The administration of President Joko Widodo has made infrastructure building the linchpin to Indonesia’s national development agenda, although actual spending has fallen far short of rhetoric.
Bambang said infrastructure financing had always been discussed as part of a special working group session at the G-20 summit every year. At the summit in Antalya this time around, Indonesia will co-chair that working group with Germany and Mexico.
“We have seen a stronger will to resolve the mismatch in infrastructure funding. The point is, Indonesia will keep pushing for such financing to grow by convincing countries that sustainable growth can be achieved through infrastructure development,” Bambang said.
President Joko Widodo will attend the leaders’ summit on Sunday and Monday, along with Bambang and Foreign Minister Retno L.P. Marsudi. The leaders will also discuss, among other things, reforms to the International Monetary Fund and the potential fallout from monetary policies adopted by various countries in response to the global economic recession.
“Indonesia is in a position that supports [IMF] reform to continue, so countries can resolve their problems,” Bambang said. “This is for the sake of many countries, not one or two. We want a stronger IMF, an organization that gives more attention to emerging markets and developing economies.”

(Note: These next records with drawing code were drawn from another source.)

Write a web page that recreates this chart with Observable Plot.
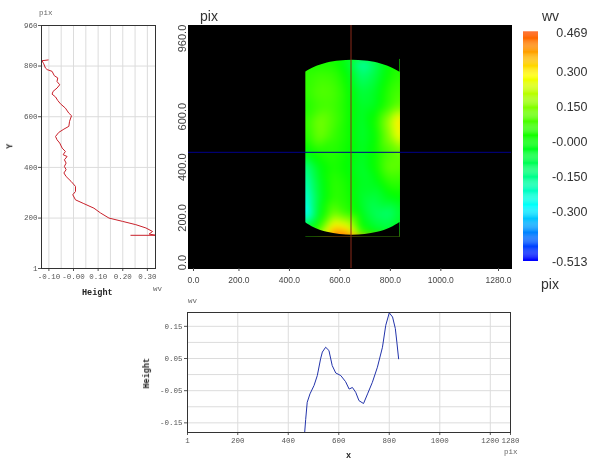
<!DOCTYPE html>
<html>
<head>
<meta charset="utf-8">
<script src="https://cdn.jsdelivr.net/npm/d3@7"></script>
<script src="https://cdn.jsdelivr.net/npm/@observablehq/plot@0.6"></script>
<style>
html,body{margin:0;padding:0;background:#fff;width:589px;height:459px;overflow:hidden}
#page{position:relative;width:589px;height:459px}
#page svg{position:absolute;left:0;top:0;background:transparent;filter:blur(.3px)}
.t{position:absolute;white-space:nowrap;line-height:1;color:#444;filter:blur(.3px)}
.m{font-family:"Liberation Mono",monospace;font-size:7.5px;color:#666}
.b{font-family:"Liberation Mono",monospace;font-size:8.5px;font-weight:bold;color:#222}
.s{font-family:"Liberation Sans",Arial,sans-serif;font-size:14px;color:#333}
</style>
</head>
<body>
<div id="page"></div>
<script>
// Vertical profile (left chart)
const profileHeight = [-0.103,-0.128,-0.121,-0.114,-0.107,-0.087,-0.078,-0.064,-0.067,-0.056,-0.067,-0.083,-0.087,-0.073,-0.064,-0.053,-0.033,-0.019,-0.008,-0.016,-0.019,-0.039,-0.060,-0.073,-0.067,-0.056,-0.046,-0.033,-0.042,-0.026,-0.037,-0.030,-0.037,-0.030,-0.039,-0.030,-0.010,0.008,0.008,-0.003,0.008,0.042,0.083,0.110,0.144,0.199,0.253,0.294,0.321,0.307,0.335,0.233];
const profileY = [824,821,809,792,786,779,762,753,739,726,713,700,689,678,664,651,634,614,604,582,562,551,538,522,509,496,476,463,450,443,430,417,404,391,378,364,345,325,305,292,272,257,239,220,200,187,174,161,147,137,132,132];

// Horizontal profile (bottom chart)
const sectionX = [465,469,475,486,502,515,528,535,548,561,574,588,608,627,641,654,667,680,698,714,733,753,773,786,800,813,824,830,837];
const sectionHeight = [-0.180,-0.139,-0.086,-0.060,-0.034,-0.003,0.049,0.070,0.085,0.075,0.028,0.005,-0.003,-0.022,-0.045,-0.040,-0.055,-0.081,-0.090,-0.060,-0.024,0.023,0.085,0.153,0.192,0.179,0.143,0.101,0.049];

// Height map samples
const gridX = [463,520,575,630,685,740,795,838];
const gridY = [825,760,700,640,580,520,460,400,340,280,220,170,130];
const gridValues = [
  [ 0.05, 0.02, 0.02,-0.05,-0.20,-0.10, 0.00, 0.03],
  [ 0.05, 0.07, 0.06, 0.00,-0.12,-0.07, 0.02, 0.05],
  [ 0.05, 0.09, 0.08, 0.02,-0.07,-0.04, 0.05, 0.08],
  [ 0.03, 0.07, 0.07, 0.02,-0.05,-0.03, 0.06, 0.12],
  [ 0.05, 0.13, 0.08, 0.02,-0.05, 0.02, 0.18, 0.33],
  [ 0.03, 0.12, 0.06, 0.02,-0.05, 0.00, 0.15, 0.28],
  [-0.02, 0.03, 0.04, 0.01,-0.04, 0.01, 0.08, 0.12],
  [-0.15,-0.02, 0.03, 0.00,-0.05, 0.01, 0.11, 0.10],
  [-0.20,-0.04, 0.05, 0.02,-0.04,-0.03, 0.05, 0.05],
  [-0.25,-0.05, 0.05, 0.03,-0.05,-0.07,-0.02, 0.00],
  [-0.30,-0.03, 0.12, 0.05,-0.03,-0.10,-0.12,-0.05],
  [-0.10, 0.05, 0.30, 0.25, 0.00,-0.06,-0.08,-0.03],
  [ 0.00, 0.15, 0.43, 0.42, 0.10, 0.00,-0.02,-0.02]
];
// Outline of the measured surface
const outlineX = [463,500,550,600,650,700,750,800,838];
const outlineTop = [775,795,812,820,823,820,812,795,775];
const outlineBottom = [182,160,143,134,131,134,143,160,182];
const crossX = [644];
const crossY = [459];

// Scale definitions
const colorDomain = [-0.513,-0.28,0,0.28,0.469];
const colorRange = ["#0000ff","#00ffff","#00ff00","#ffff00","#ff5000"];
const colorTicks = [0.469,0.300,0.150,0,-0.150,-0.300,-0.513];
const colorTickLabels = ["0.469","0.300","0.150","-0.000","-0.150","-0.300","-0.513"];

const W = 589, H = 459, page = document.getElementById("page");
const mono = "Liberation Mono", sans = "Liberation Sans";
const grid = "#dcdcdc", ink = "#333";
const base = {width:W,height:H,style:{background:"transparent",overflow:"visible"}};
const add = p => page.appendChild(p);

// Left profile
const pts1 = profileHeight.map((h,i)=>({h,y:profileY[i]}));
add(Plot.plot({...base,marginLeft:41,marginRight:W-155,marginTop:25,marginBottom:H-268,
  x:{domain:[-0.13,0.333]},y:{domain:[1,960]},
  marks:[
    Plot.gridX([-0.10,-0.05,0,0.05,0.10,0.15,0.20,0.25,0.30],{stroke:grid,strokeOpacity:1}),
    Plot.gridY([200,400,600,800],{stroke:grid,strokeOpacity:1}),
    Plot.axisX([-0.10,0,0.10,0.20,0.30],{tickFormat:d=>d===-0.10?"-0.10":d===0?"-0.00":d.toFixed(2),fontFamily:mono,fontSize:7.5,tickSize:3,tickPadding:2,label:null,color:"#555"}),
    Plot.axisY([1,200,400,600,800,960],{fontFamily:mono,fontSize:7.5,tickSize:3,tickPadding:1,label:null,color:"#555"}),
    Plot.line(pts1,{x:"h",y:"y",stroke:"#c8202a",strokeWidth:1,curve:"linear",sort:null}),
    Plot.frame({stroke:ink})
  ]}));

// Height map
const samples = gridY.flatMap((y,r)=>gridX.map((x,c)=>({x,y,v:gridValues[r][c]})));
const outline = outlineX.map((x,i)=>({x,top:outlineTop[i],bottom:outlineBottom[i]}));
const color = {type:"linear",domain:colorDomain,range:colorRange,interpolate:"rgb",clamp:true};
add(Plot.plot({...base,marginLeft:188,marginRight:W-511,marginTop:25,marginBottom:H-268,
  x:{domain:[0,1280]},y:{domain:[0,960]},color,
  marks:[
    Plot.frame({fill:"black",stroke:"black"}),
    Plot.raster(samples,{x:"x",y:"y",fill:"v",interpolate:"barycentric",blur:3,x1:463,x2:838,y1:126,y2:828,pixelSize:1}),
    Plot.areaY(outline,{x:"x",y1:"top",y2:()=>830,fill:"black",curve:"natural"}),
    Plot.areaY(outline,{x:"x",y1:"bottom",y2:()=>124,fill:"black",curve:"natural"}),
    Plot.axisX([200,400,600,800,1000],{tickFormat:d=>d.toFixed(1),fontFamily:sans,fontSize:8.5,tickSize:3,tickPadding:5,label:null,color:"#444"}),
    Plot.axisX([0],{tickFormat:d=>d.toFixed(1),fontFamily:sans,fontSize:8.5,tickSize:3,tickPadding:5,label:null,color:"#444",dx:5}),
    Plot.axisX([1280],{tickFormat:d=>d.toFixed(1),fontFamily:sans,fontSize:8.5,tickSize:3,tickPadding:5,label:null,color:"#444",dx:-13}),
    Plot.axisY([200,400,600],{tickFormat:d=>d.toFixed(1),tickRotate:-90,fontFamily:sans,fontSize:11,tickSize:0,tickPadding:3,label:null,color:"#444"}),
    Plot.axisY([960],{tickFormat:d=>d.toFixed(1),tickRotate:-90,fontFamily:sans,fontSize:11,tickSize:0,tickPadding:3,label:null,color:"#444",dy:13}),
    Plot.axisY([0],{tickFormat:d=>d.toFixed(1),tickRotate:-90,fontFamily:sans,fontSize:11,tickSize:0,tickPadding:3,label:null,color:"#444",dy:-6}),
    Plot.ruleY(crossY,{stroke:"#00008b",strokeWidth:1}),
    Plot.ruleX(crossX,{stroke:"#8b2a1a",strokeWidth:1})
  ]}));

// Colour bar
const levels = d3.range(-0.513,0.469,0.004);
add(Plot.plot({...base,marginLeft:523,marginRight:W-538,marginTop:32,marginBottom:H-261,
  x:{domain:[0,1],axis:null},y:{domain:[-0.513,0.469]},color,
  marks:[
    Plot.rect(levels,{x1:()=>0,x2:()=>1,y1:d=>d,y2:d=>d+0.0045,fill:d=>d}),
    Plot.axisY(colorTicks,{anchor:"right",tickSize:0,tickPadding:0,dx:49,textAnchor:"end",fontFamily:sans,fontSize:12.5,label:null,color:"#333",
      tickFormat:d=>colorTickLabels[colorTicks.indexOf(d)]})
  ]}));

// Bottom profile
const pts2 = sectionX.map((x,i)=>({x,h:sectionHeight[i]}));
add(Plot.plot({...base,marginLeft:187,marginRight:W-510,marginTop:312,marginBottom:H-432,
  x:{domain:[1,1280]},y:{domain:[-0.180,0.193]},
  marks:[
    Plot.gridX([200,400,600,800,1000,1200],{stroke:grid,strokeOpacity:1}),
    Plot.gridY([-0.15,-0.10,-0.05,0,0.05,0.10,0.15],{stroke:grid,strokeOpacity:1}),
    Plot.axisX([1,200,400,600,800,1000,1200,1280],{fontFamily:mono,fontSize:7.5,tickSize:3,tickPadding:2,label:null,color:"#555",tickFormat:d=>String(d)}),
    Plot.axisY([-0.15,-0.05,0.05,0.15],{fontFamily:mono,fontSize:7.5,tickSize:3,tickPadding:2,label:null,color:"#555",tickFormat:d=>d.toFixed(2)}),
    Plot.line(pts2,{x:"x",y:"h",stroke:"#2233aa",strokeWidth:1,curve:"linear"}),
    Plot.frame({stroke:ink})
  ]}));

// Titles and units
const labels = [
  ["pix","m",39,10,0],["Height","b",82,289,0],["wv","m",153,286,0],["Y","b",8,142,-90],
  ["pix","s",200,9,0],["wv","s",542,9,0],["pix","s",541,277,0],
  ["wv","m",188,298,0],["Height","b",132,369,-90],["x","b",346,452,0],["pix","m",504,449,0]
];
labels.forEach(([txt,cls,x,y,rot])=>{
  const e=document.createElement("div");
  e.className="t "+cls; e.textContent=txt;
  e.style.left=x+"px"; e.style.top=y+"px";
  if(rot) e.style.transform=`rotate(${rot}deg)`;
  page.appendChild(e);
});
</script>
</body>
</html>
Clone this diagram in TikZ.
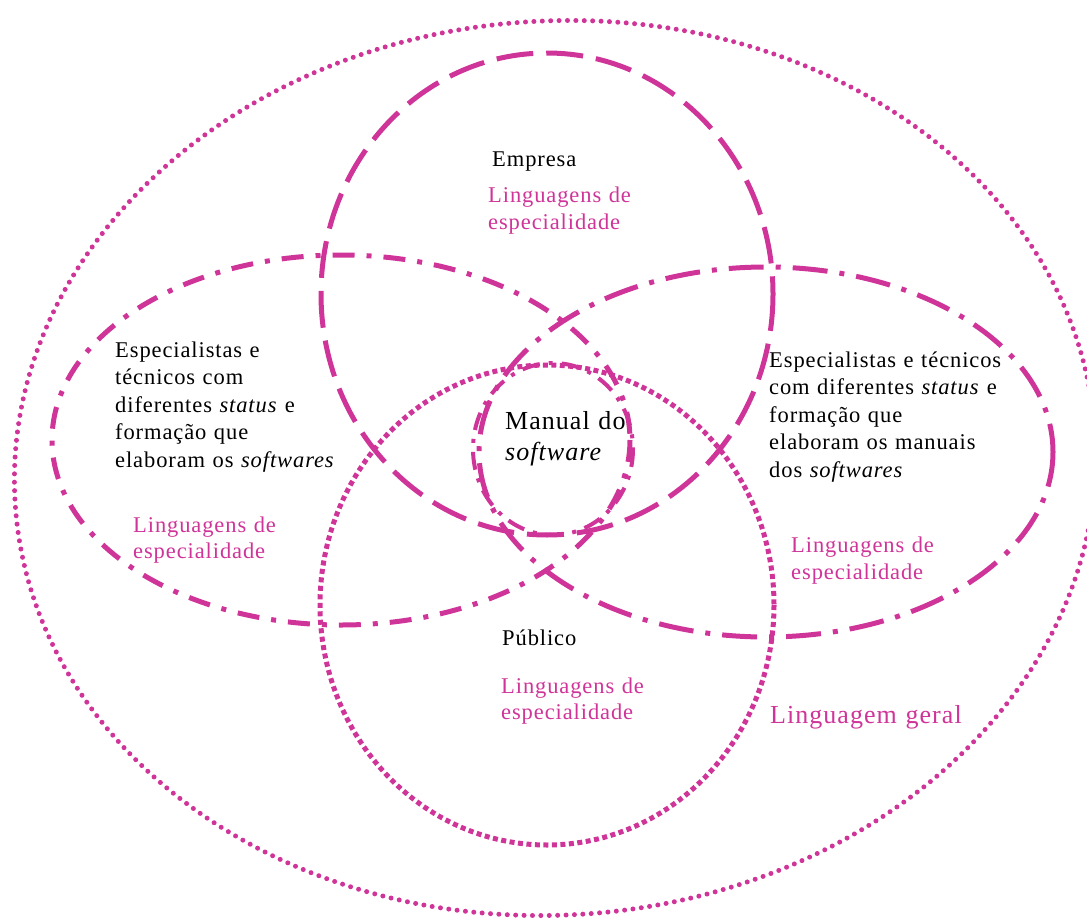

Indonesia is among several countries pushing for reforms to the IMF’s quota allocation to give developing countries a greater voice in the governance of the fund. However, the move has been stonewalled by the US Congress.
On the issue of monetary policy, Bambang said the Indonesian delegation would try to get the other countries to see how their actions were adversely affecting other countries. He said the issue was not limited to the United States and its Federal Reserve, whose equivocation on whether to raise interest rates has contributed to skittishness among investors in developing economies and a decline in the rupiah.
“The monetary policies [in question also] come from Europe, Japan and China,” Bambang said.